What to produce >>
Transcribe everything in the data word for word. Pictures are left out.

Given material >>
* * * *

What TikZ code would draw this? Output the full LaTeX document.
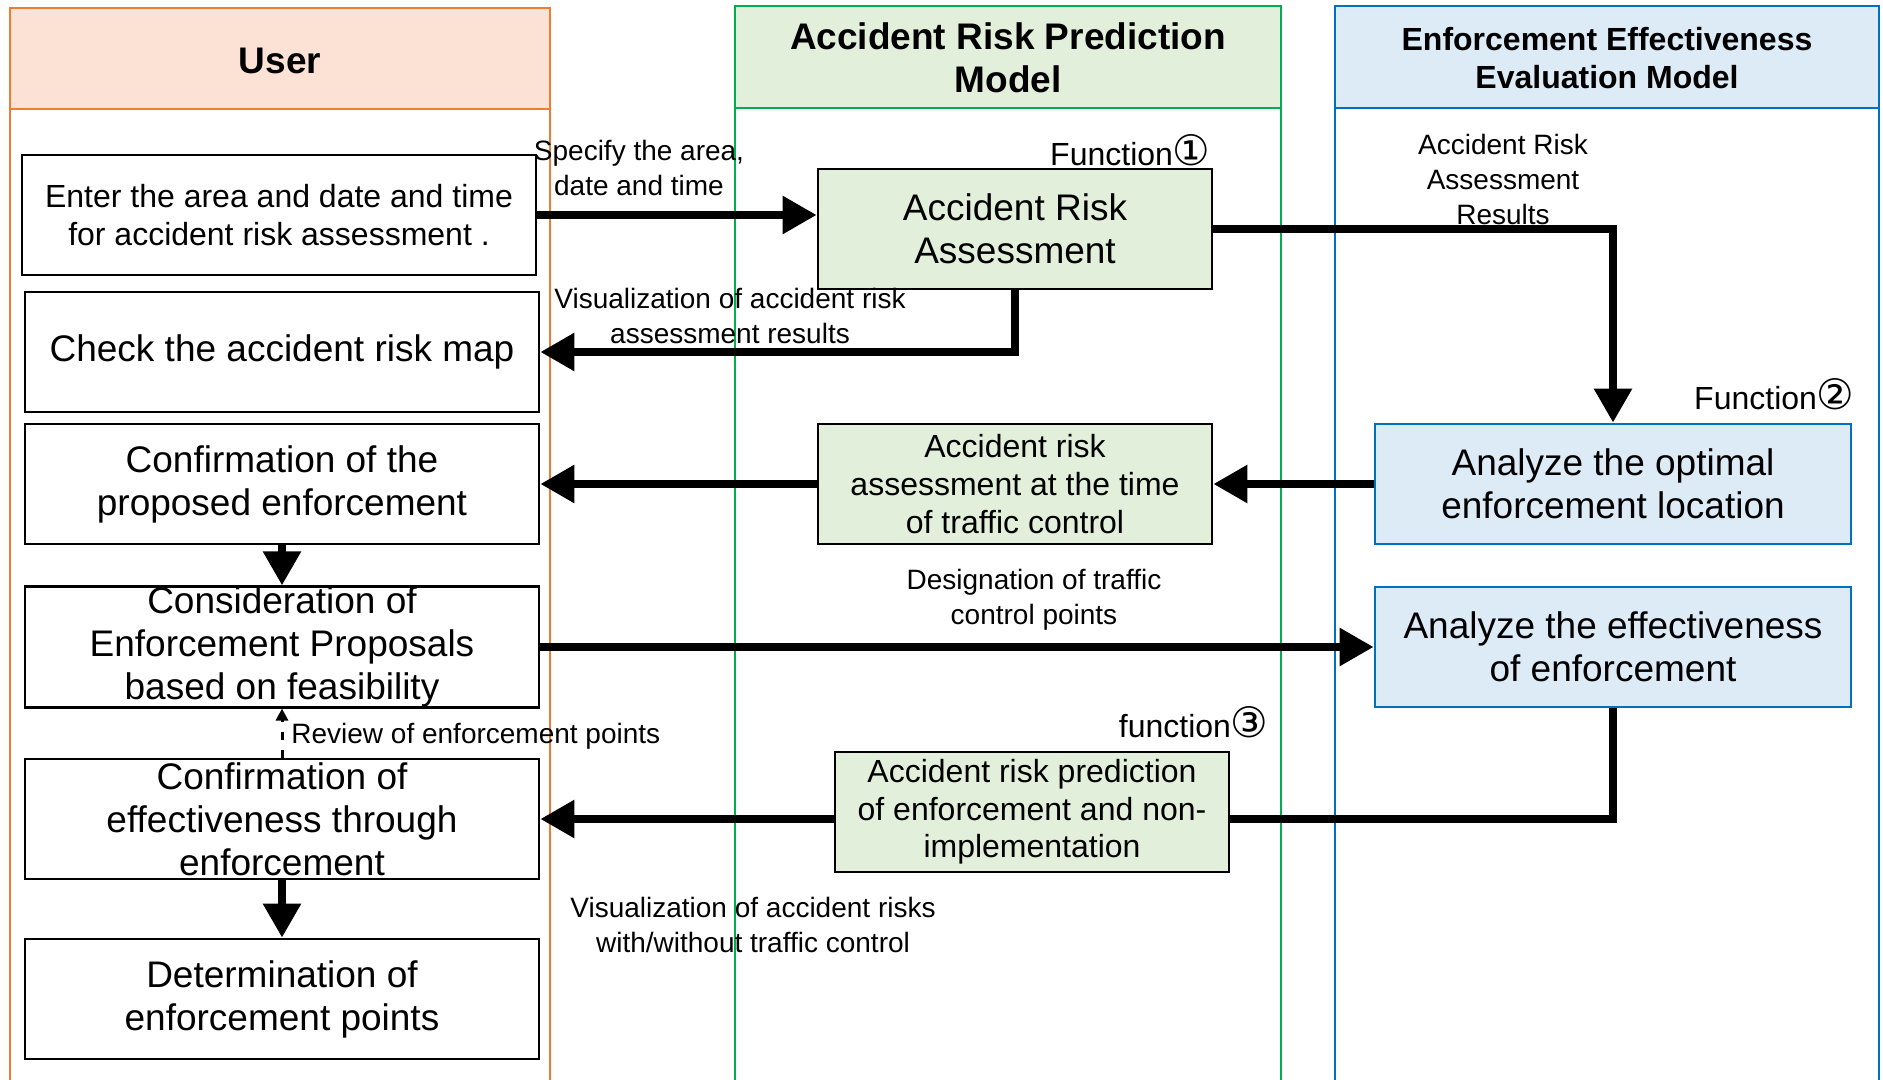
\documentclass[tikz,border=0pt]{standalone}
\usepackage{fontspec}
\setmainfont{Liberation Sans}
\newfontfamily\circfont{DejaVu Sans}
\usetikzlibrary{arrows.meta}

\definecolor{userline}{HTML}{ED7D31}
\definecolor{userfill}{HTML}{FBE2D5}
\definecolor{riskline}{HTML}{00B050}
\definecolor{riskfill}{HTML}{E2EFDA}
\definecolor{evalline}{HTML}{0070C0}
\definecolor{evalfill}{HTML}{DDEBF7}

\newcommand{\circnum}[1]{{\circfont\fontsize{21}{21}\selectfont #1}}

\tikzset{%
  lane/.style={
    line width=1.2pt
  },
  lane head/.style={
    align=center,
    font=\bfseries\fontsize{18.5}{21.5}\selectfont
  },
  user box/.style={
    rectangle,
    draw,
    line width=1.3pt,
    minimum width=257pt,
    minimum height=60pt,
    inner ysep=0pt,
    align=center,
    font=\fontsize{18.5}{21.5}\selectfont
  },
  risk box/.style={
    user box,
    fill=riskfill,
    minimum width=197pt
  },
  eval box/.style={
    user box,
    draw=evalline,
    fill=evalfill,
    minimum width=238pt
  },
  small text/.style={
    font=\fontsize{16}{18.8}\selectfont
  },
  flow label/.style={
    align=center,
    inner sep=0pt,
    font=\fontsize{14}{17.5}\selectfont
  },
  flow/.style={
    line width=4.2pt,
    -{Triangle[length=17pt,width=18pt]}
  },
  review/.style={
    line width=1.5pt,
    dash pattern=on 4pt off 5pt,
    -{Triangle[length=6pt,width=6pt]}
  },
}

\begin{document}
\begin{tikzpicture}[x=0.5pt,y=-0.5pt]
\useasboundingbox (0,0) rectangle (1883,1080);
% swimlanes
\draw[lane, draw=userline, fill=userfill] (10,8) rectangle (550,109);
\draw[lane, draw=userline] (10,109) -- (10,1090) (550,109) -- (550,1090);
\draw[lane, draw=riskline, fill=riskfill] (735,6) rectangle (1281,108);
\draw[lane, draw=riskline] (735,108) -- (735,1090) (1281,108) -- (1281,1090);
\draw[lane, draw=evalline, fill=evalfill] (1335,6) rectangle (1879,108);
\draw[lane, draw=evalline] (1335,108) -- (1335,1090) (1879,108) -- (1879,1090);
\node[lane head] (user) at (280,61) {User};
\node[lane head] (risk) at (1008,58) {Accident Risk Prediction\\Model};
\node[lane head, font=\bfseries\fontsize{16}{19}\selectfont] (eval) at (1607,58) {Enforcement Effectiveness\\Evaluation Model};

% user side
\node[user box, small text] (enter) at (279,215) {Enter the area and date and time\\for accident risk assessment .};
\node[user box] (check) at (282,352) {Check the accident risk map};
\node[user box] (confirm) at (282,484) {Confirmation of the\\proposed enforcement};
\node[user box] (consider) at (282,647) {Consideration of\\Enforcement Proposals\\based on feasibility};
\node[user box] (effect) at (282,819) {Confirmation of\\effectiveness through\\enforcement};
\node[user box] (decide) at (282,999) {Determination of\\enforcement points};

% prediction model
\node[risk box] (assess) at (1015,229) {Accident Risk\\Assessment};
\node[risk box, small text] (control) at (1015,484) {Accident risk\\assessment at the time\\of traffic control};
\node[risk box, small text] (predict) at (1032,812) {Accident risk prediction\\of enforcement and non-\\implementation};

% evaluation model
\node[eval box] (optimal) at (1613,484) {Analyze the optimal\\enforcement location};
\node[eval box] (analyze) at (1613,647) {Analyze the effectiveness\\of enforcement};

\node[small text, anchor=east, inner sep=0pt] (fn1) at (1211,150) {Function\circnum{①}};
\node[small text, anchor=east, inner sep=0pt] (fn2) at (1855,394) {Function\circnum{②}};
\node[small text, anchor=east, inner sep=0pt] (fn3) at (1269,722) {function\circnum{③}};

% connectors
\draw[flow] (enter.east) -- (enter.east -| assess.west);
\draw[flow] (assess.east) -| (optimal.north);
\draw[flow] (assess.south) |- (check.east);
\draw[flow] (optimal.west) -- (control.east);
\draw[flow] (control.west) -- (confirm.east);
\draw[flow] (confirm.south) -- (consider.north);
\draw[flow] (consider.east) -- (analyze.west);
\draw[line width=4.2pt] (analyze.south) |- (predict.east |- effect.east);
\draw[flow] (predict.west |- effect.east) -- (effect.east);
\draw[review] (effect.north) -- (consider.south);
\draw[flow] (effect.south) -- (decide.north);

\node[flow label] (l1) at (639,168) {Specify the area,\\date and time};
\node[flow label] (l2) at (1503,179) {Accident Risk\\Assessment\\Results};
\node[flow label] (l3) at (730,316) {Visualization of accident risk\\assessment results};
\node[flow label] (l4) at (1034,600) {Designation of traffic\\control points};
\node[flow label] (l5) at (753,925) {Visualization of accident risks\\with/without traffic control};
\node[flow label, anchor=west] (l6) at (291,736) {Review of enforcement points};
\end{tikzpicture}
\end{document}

* * * *

Response to the exercise >>
What TikZ code would draw this? Output the full LaTeX document.
\documentclass[tikz,border=0pt]{standalone}
\usepackage{fontspec}
\setmainfont{Liberation Sans}
\newfontfamily\circfont{DejaVu Sans}
\usetikzlibrary{arrows.meta}

\definecolor{userline}{HTML}{ED7D31}
\definecolor{userfill}{HTML}{FBE2D5}
\definecolor{riskline}{HTML}{00B050}
\definecolor{riskfill}{HTML}{E2EFDA}
\definecolor{evalline}{HTML}{0070C0}
\definecolor{evalfill}{HTML}{DDEBF7}

\newcommand{\circnum}[1]{{\circfont\fontsize{21}{21}\selectfont #1}}

\tikzset{%
  lane/.style={
    line width=1.2pt
  },
  lane head/.style={
    align=center,
    font=\bfseries\fontsize{18.5}{21.5}\selectfont
  },
  user box/.style={
    rectangle,
    draw,
    line width=1.3pt,
    minimum width=257pt,
    minimum height=60pt,
    inner ysep=0pt,
    align=center,
    font=\fontsize{18.5}{21.5}\selectfont
  },
  risk box/.style={
    user box,
    fill=riskfill,
    minimum width=197pt
  },
  eval box/.style={
    user box,
    draw=evalline,
    fill=evalfill,
    minimum width=238pt
  },
  small text/.style={
    font=\fontsize{16}{18.8}\selectfont
  },
  flow label/.style={
    align=center,
    inner sep=0pt,
    font=\fontsize{14}{17.5}\selectfont
  },
  flow/.style={
    line width=4.2pt,
    -{Triangle[length=17pt,width=18pt]}
  },
  review/.style={
    line width=1.5pt,
    dash pattern=on 4pt off 5pt,
    -{Triangle[length=6pt,width=6pt]}
  },
}

\begin{document}
\begin{tikzpicture}[x=0.5pt,y=-0.5pt]
\useasboundingbox (0,0) rectangle (1883,1080);
% swimlanes
\draw[lane, draw=userline, fill=userfill] (10,8) rectangle (550,109);
\draw[lane, draw=userline] (10,109) -- (10,1090) (550,109) -- (550,1090);
\draw[lane, draw=riskline, fill=riskfill] (735,6) rectangle (1281,108);
\draw[lane, draw=riskline] (735,108) -- (735,1090) (1281,108) -- (1281,1090);
\draw[lane, draw=evalline, fill=evalfill] (1335,6) rectangle (1879,108);
\draw[lane, draw=evalline] (1335,108) -- (1335,1090) (1879,108) -- (1879,1090);
\node[lane head] (user) at (280,61) {User};
\node[lane head] (risk) at (1008,58) {Accident Risk Prediction\\Model};
\node[lane head, font=\bfseries\fontsize{16}{19}\selectfont] (eval) at (1607,58) {Enforcement Effectiveness\\Evaluation Model};

% user side
\node[user box, small text] (enter) at (279,215) {Enter the area and date and time\\for accident risk assessment .};
\node[user box] (check) at (282,352) {Check the accident risk map};
\node[user box] (confirm) at (282,484) {Confirmation of the\\proposed enforcement};
\node[user box] (consider) at (282,647) {Consideration of\\Enforcement Proposals\\based on feasibility};
\node[user box] (effect) at (282,819) {Confirmation of\\effectiveness through\\enforcement};
\node[user box] (decide) at (282,999) {Determination of\\enforcement points};

% prediction model
\node[risk box] (assess) at (1015,229) {Accident Risk\\Assessment};
\node[risk box, small text] (control) at (1015,484) {Accident risk\\assessment at the time\\of traffic control};
\node[risk box, small text] (predict) at (1032,812) {Accident risk prediction\\of enforcement and non-\\implementation};

% evaluation model
\node[eval box] (optimal) at (1613,484) {Analyze the optimal\\enforcement location};
\node[eval box] (analyze) at (1613,647) {Analyze the effectiveness\\of enforcement};

\node[small text, anchor=east, inner sep=0pt] (fn1) at (1211,150) {Function\circnum{①}};
\node[small text, anchor=east, inner sep=0pt] (fn2) at (1855,394) {Function\circnum{②}};
\node[small text, anchor=east, inner sep=0pt] (fn3) at (1269,722) {function\circnum{③}};

% connectors
\draw[flow] (enter.east) -- (enter.east -| assess.west);
\draw[flow] (assess.east) -| (optimal.north);
\draw[flow] (assess.south) |- (check.east);
\draw[flow] (optimal.west) -- (control.east);
\draw[flow] (control.west) -- (confirm.east);
\draw[flow] (confirm.south) -- (consider.north);
\draw[flow] (consider.east) -- (analyze.west);
\draw[line width=4.2pt] (analyze.south) |- (predict.east |- effect.east);
\draw[flow] (predict.west |- effect.east) -- (effect.east);
\draw[review] (effect.north) -- (consider.south);
\draw[flow] (effect.south) -- (decide.north);

\node[flow label] (l1) at (639,168) {Specify the area,\\date and time};
\node[flow label] (l2) at (1503,179) {Accident Risk\\Assessment\\Results};
\node[flow label] (l3) at (730,316) {Visualization of accident risk\\assessment results};
\node[flow label] (l4) at (1034,600) {Designation of traffic\\control points};
\node[flow label] (l5) at (753,925) {Visualization of accident risks\\with/without traffic control};
\node[flow label, anchor=west] (l6) at (291,736) {Review of enforcement points};
\end{tikzpicture}
\end{document}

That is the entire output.